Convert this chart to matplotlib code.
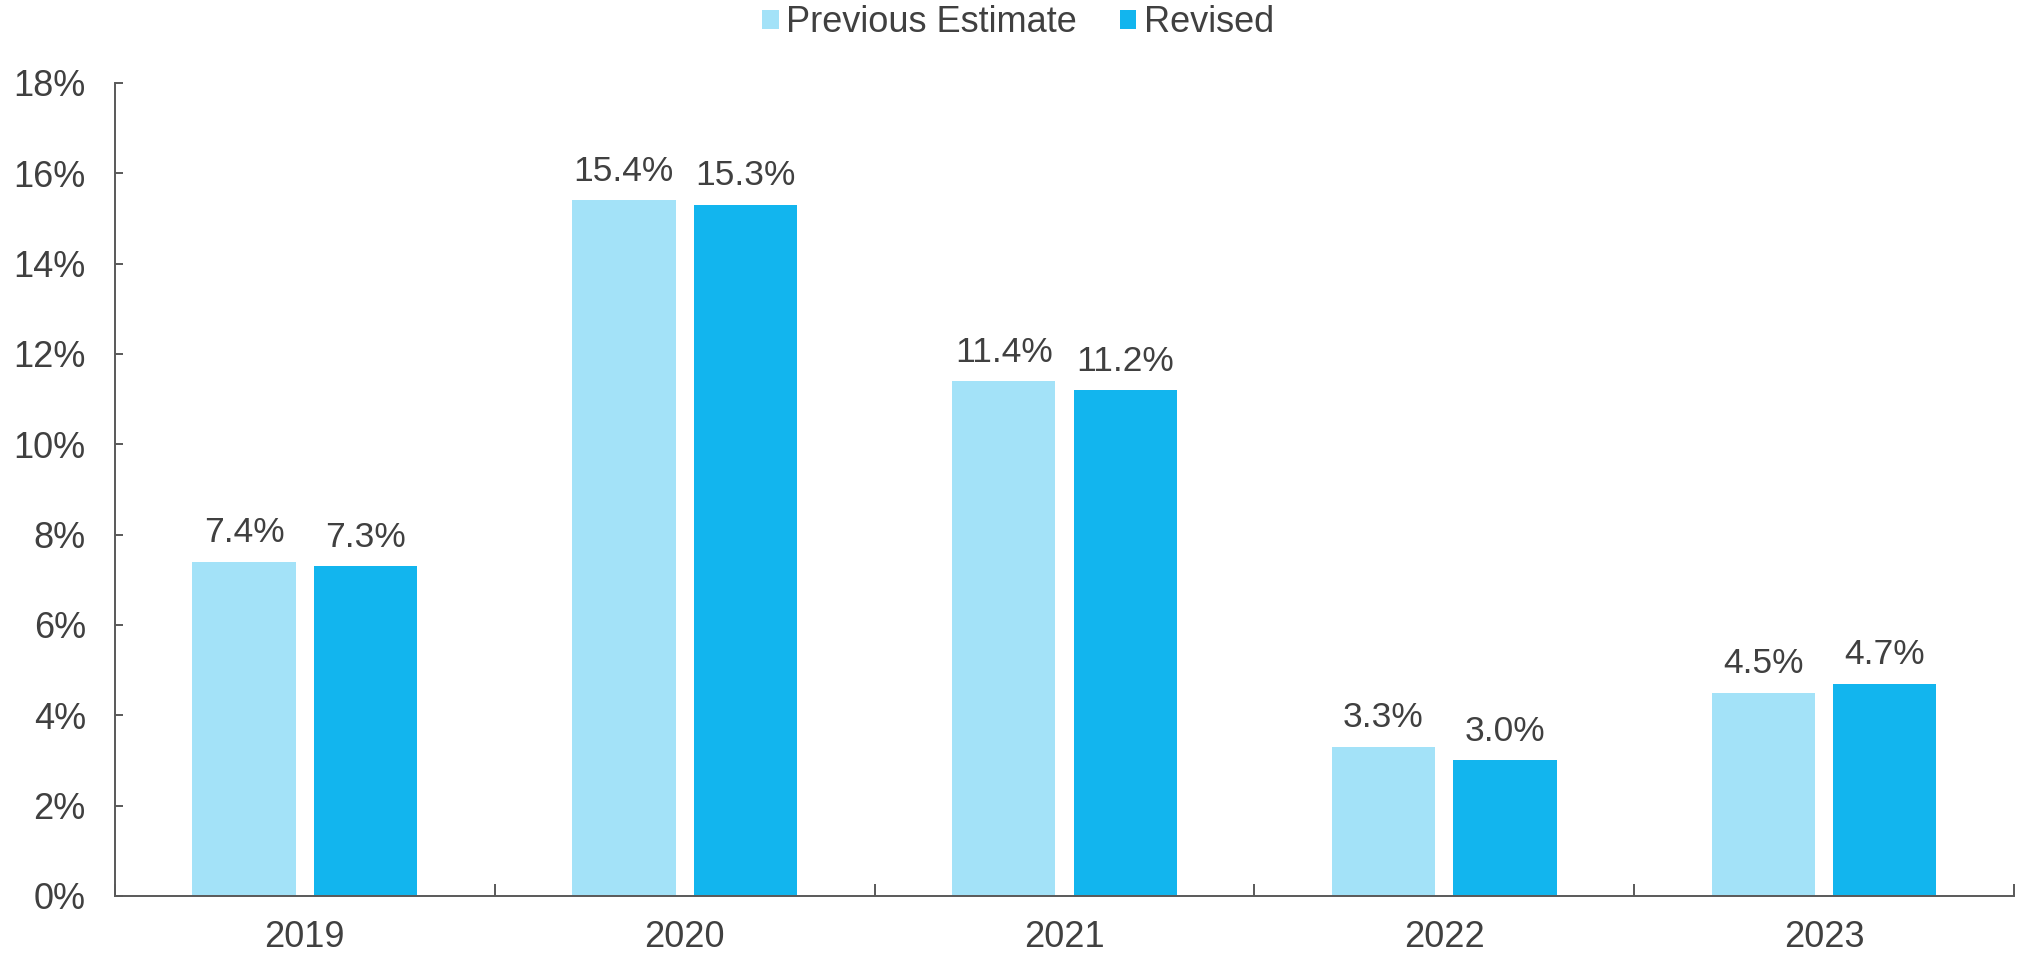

* * *

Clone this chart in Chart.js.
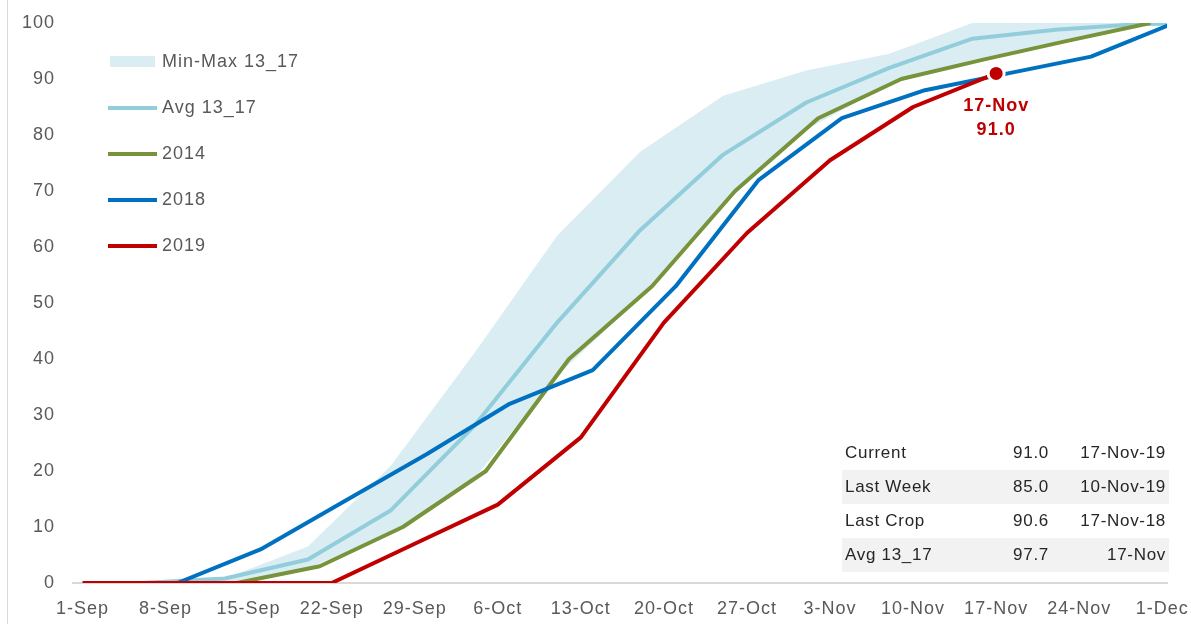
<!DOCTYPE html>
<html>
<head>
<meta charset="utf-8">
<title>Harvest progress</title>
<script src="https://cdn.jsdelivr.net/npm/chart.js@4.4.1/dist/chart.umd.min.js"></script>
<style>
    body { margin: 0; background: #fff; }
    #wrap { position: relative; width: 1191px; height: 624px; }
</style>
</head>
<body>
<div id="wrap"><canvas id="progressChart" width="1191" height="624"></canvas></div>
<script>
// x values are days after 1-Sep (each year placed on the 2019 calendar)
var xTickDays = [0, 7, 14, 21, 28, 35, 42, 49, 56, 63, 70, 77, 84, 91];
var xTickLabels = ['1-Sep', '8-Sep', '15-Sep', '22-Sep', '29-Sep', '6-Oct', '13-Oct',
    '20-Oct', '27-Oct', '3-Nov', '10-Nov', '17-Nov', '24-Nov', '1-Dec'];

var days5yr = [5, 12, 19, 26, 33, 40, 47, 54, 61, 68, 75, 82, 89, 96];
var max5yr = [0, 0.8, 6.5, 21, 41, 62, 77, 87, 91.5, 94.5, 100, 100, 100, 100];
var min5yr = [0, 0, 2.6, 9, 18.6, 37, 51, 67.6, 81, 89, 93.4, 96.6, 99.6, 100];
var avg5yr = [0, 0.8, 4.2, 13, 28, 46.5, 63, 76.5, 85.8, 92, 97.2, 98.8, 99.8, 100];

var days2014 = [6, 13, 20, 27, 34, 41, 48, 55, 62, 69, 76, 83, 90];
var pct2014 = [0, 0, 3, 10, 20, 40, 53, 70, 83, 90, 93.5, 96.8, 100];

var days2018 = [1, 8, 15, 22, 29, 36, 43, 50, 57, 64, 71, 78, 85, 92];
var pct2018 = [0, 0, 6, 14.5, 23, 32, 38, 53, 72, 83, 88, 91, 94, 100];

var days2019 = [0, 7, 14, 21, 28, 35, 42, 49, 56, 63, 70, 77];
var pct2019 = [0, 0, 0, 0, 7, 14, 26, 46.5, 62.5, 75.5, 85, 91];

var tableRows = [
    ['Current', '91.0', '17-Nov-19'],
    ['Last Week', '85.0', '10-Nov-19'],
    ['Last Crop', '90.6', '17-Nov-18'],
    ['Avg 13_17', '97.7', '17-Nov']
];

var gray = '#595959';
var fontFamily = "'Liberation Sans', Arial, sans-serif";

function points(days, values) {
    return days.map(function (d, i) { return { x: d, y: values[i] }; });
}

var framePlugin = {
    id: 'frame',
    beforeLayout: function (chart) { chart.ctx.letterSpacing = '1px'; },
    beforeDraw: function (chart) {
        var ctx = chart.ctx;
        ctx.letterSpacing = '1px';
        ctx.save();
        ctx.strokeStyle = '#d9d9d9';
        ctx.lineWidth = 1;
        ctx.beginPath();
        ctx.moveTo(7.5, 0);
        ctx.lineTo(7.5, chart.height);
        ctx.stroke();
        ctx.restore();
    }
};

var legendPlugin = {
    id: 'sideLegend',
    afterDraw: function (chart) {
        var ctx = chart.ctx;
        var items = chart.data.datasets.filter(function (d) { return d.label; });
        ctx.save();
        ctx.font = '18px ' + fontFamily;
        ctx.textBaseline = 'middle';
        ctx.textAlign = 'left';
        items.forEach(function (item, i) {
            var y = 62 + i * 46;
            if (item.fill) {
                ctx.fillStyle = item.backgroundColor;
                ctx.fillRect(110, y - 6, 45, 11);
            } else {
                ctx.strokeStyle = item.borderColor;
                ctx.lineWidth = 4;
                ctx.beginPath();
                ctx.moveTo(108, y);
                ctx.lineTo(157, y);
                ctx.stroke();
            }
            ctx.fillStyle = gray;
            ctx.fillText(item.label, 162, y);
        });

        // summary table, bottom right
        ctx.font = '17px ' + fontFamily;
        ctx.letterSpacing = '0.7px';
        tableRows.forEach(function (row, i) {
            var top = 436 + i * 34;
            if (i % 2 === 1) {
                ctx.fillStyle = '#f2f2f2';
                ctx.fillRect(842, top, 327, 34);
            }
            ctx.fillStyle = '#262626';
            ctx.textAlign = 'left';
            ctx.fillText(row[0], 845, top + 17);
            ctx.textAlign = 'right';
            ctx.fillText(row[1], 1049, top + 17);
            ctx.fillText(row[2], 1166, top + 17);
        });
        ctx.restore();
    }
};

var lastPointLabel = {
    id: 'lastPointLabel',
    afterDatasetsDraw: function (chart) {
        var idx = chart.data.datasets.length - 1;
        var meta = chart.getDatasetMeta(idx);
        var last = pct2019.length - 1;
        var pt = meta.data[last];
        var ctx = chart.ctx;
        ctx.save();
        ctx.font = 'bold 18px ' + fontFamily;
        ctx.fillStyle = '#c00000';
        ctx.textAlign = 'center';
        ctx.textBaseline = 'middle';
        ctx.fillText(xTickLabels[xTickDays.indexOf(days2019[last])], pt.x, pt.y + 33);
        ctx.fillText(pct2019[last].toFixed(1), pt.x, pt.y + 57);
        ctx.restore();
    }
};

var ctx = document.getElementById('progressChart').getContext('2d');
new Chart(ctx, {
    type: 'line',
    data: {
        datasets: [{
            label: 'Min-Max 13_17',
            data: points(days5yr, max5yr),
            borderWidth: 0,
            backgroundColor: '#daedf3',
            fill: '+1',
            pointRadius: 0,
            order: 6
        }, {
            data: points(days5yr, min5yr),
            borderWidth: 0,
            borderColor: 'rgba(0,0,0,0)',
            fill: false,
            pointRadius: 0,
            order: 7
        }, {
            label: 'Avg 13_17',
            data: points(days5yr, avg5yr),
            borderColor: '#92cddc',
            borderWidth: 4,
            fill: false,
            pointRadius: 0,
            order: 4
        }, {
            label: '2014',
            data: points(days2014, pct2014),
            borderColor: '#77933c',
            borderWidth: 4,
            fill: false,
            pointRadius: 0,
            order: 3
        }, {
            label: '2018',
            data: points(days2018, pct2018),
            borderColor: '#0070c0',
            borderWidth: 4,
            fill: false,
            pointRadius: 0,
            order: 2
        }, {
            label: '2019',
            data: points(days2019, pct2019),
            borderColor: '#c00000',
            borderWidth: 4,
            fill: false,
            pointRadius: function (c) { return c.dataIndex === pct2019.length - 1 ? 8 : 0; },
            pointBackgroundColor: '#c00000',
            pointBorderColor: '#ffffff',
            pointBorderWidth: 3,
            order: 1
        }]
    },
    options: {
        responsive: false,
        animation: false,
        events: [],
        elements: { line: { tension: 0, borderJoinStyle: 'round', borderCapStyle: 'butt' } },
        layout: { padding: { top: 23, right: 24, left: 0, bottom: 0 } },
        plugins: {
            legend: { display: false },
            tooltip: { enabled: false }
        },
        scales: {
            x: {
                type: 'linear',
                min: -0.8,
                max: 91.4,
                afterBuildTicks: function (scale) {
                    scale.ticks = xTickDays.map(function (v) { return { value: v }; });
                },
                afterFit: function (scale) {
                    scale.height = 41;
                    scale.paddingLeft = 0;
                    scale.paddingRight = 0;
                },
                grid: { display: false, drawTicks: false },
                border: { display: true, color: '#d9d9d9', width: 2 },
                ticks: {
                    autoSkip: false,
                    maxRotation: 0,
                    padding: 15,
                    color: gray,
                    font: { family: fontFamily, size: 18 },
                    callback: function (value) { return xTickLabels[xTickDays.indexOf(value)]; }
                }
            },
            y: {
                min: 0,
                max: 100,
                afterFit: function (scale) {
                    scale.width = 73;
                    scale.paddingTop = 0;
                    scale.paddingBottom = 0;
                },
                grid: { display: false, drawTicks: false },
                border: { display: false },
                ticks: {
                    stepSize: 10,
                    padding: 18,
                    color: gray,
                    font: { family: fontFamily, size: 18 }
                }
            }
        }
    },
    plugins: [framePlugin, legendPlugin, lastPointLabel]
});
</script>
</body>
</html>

--

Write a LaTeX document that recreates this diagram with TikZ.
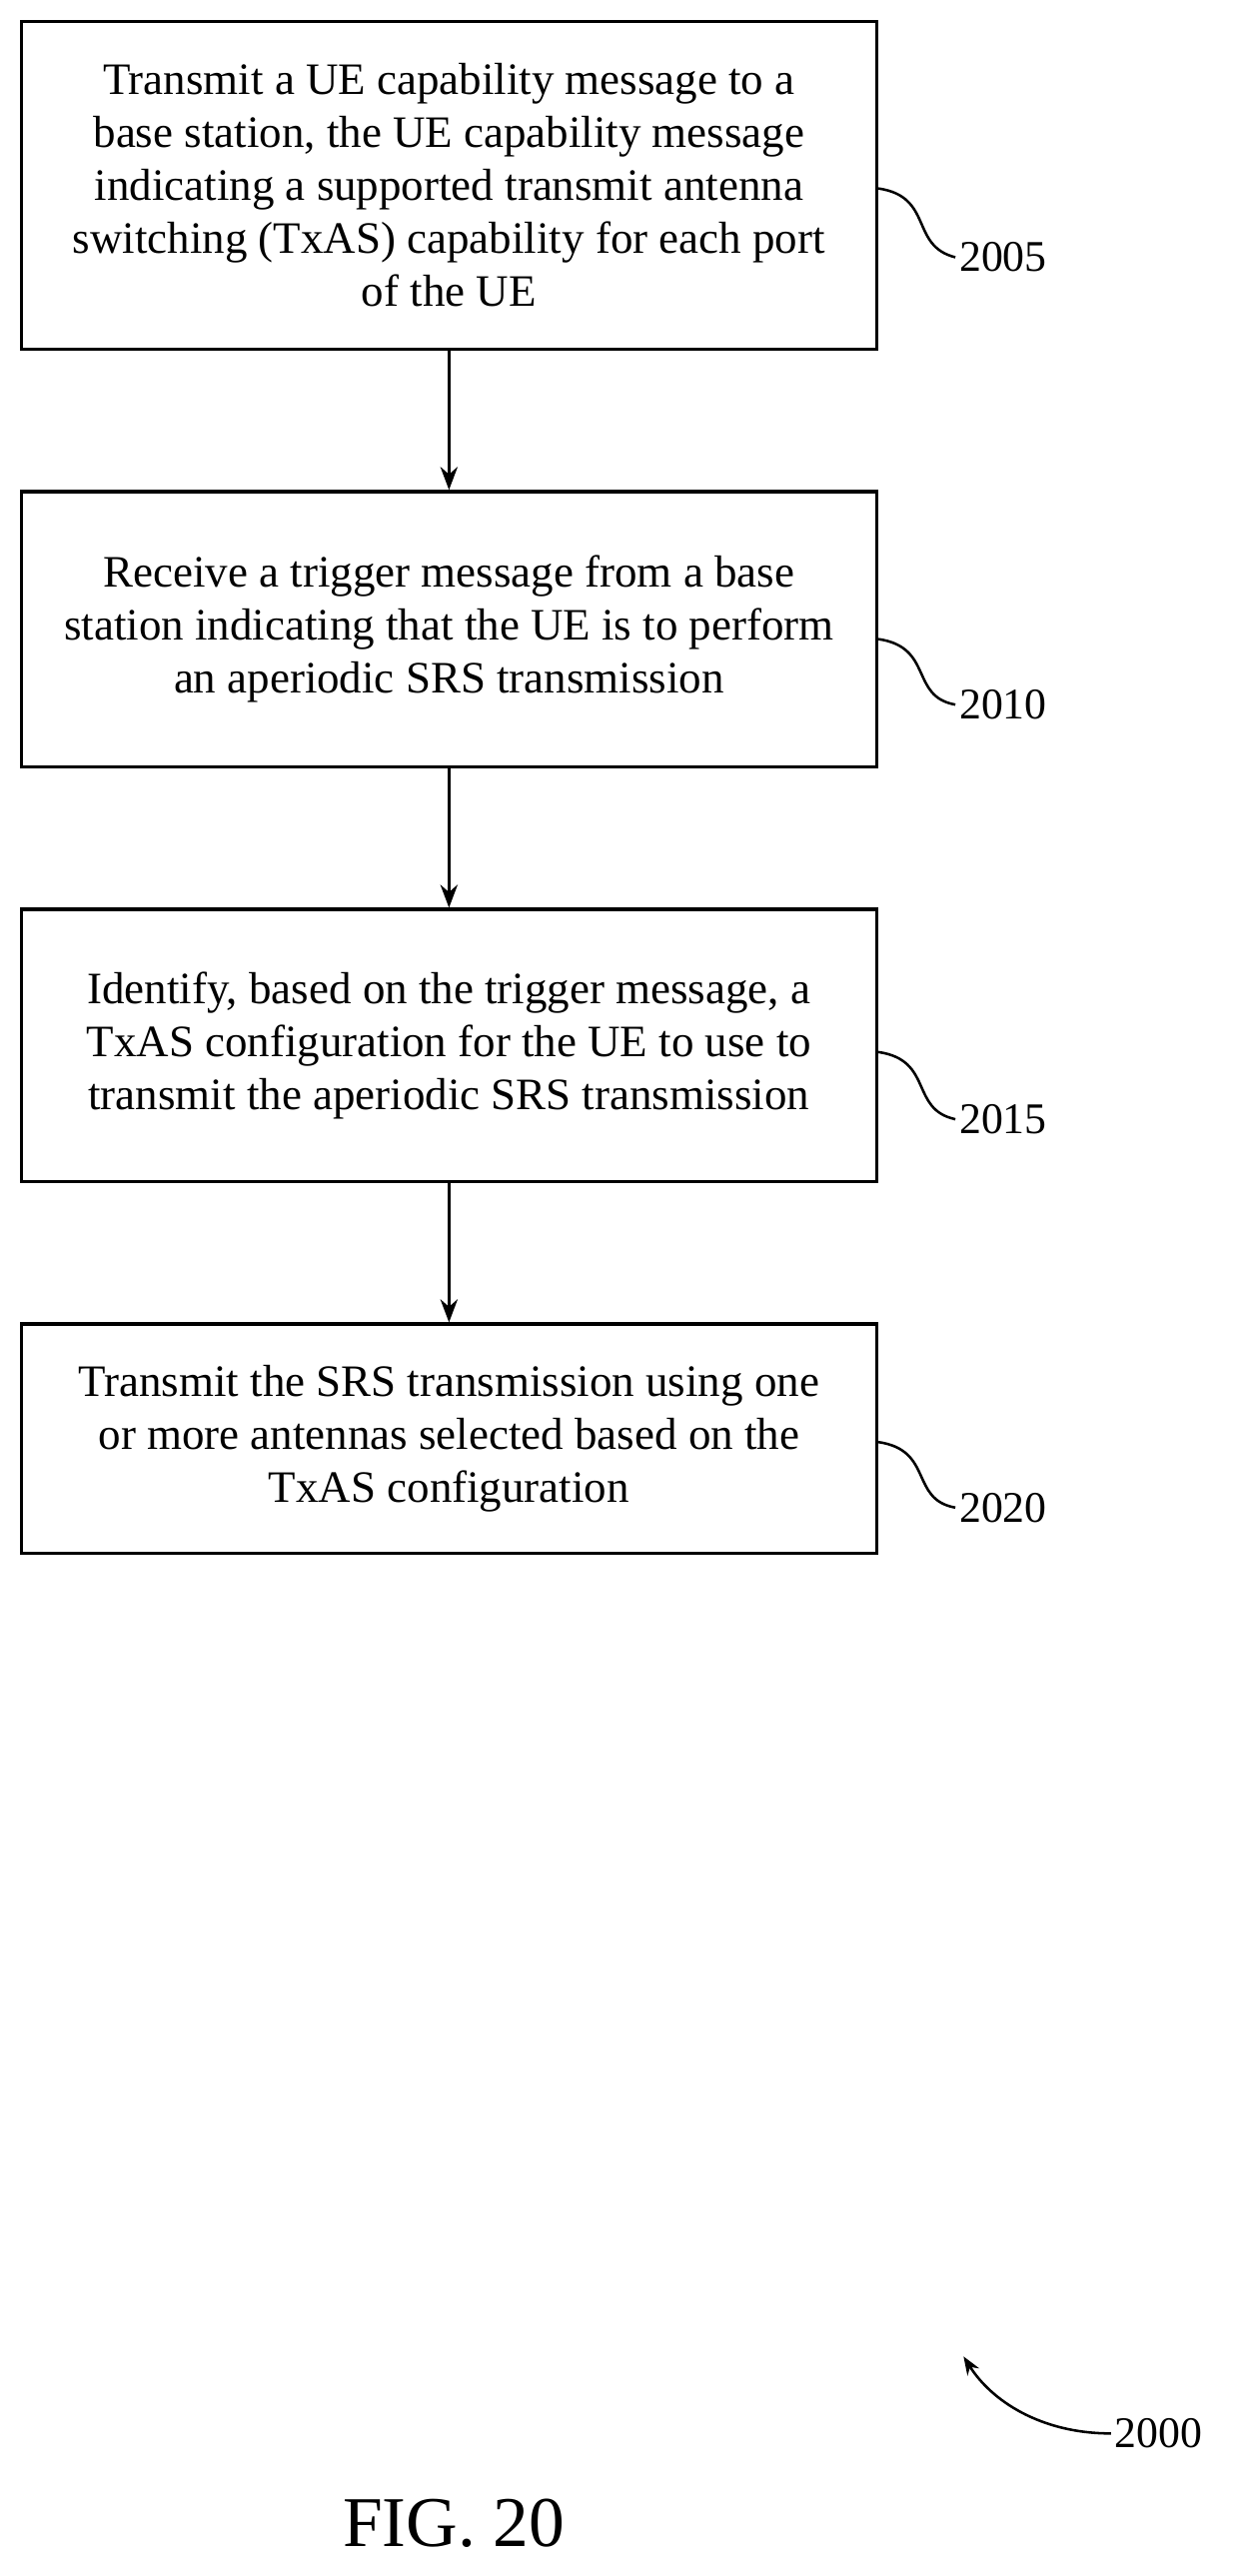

▸ **SET EXERCISE**:
Transcribe exactly the lines between the one containing "Clone this chart in Chart.js." and the one containing "98.8, 99.8, 100];", counting both ends. Pictures are not copied.

▸ **SOLUTION**:
Clone this chart in Chart.js.
<!DOCTYPE html>
<html>
<head>
<meta charset="utf-8">
<title>Harvest progress</title>
<script src="https://cdn.jsdelivr.net/npm/chart.js@4.4.1/dist/chart.umd.min.js"></script>
<style>
    body { margin: 0; background: #fff; }
    #wrap { position: relative; width: 1191px; height: 624px; }
</style>
</head>
<body>
<div id="wrap"><canvas id="progressChart" width="1191" height="624"></canvas></div>
<script>
// x values are days after 1-Sep (each year placed on the 2019 calendar)
var xTickDays = [0, 7, 14, 21, 28, 35, 42, 49, 56, 63, 70, 77, 84, 91];
var xTickLabels = ['1-Sep', '8-Sep', '15-Sep', '22-Sep', '29-Sep', '6-Oct', '13-Oct',
    '20-Oct', '27-Oct', '3-Nov', '10-Nov', '17-Nov', '24-Nov', '1-Dec'];

var days5yr = [5, 12, 19, 26, 33, 40, 47, 54, 61, 68, 75, 82, 89, 96];
var max5yr = [0, 0.8, 6.5, 21, 41, 62, 77, 87, 91.5, 94.5, 100, 100, 100, 100];
var min5yr = [0, 0, 2.6, 9, 18.6, 37, 51, 67.6, 81, 89, 93.4, 96.6, 99.6, 100];
var avg5yr = [0, 0.8, 4.2, 13, 28, 46.5, 63, 76.5, 85.8, 92, 97.2, 98.8, 99.8, 100];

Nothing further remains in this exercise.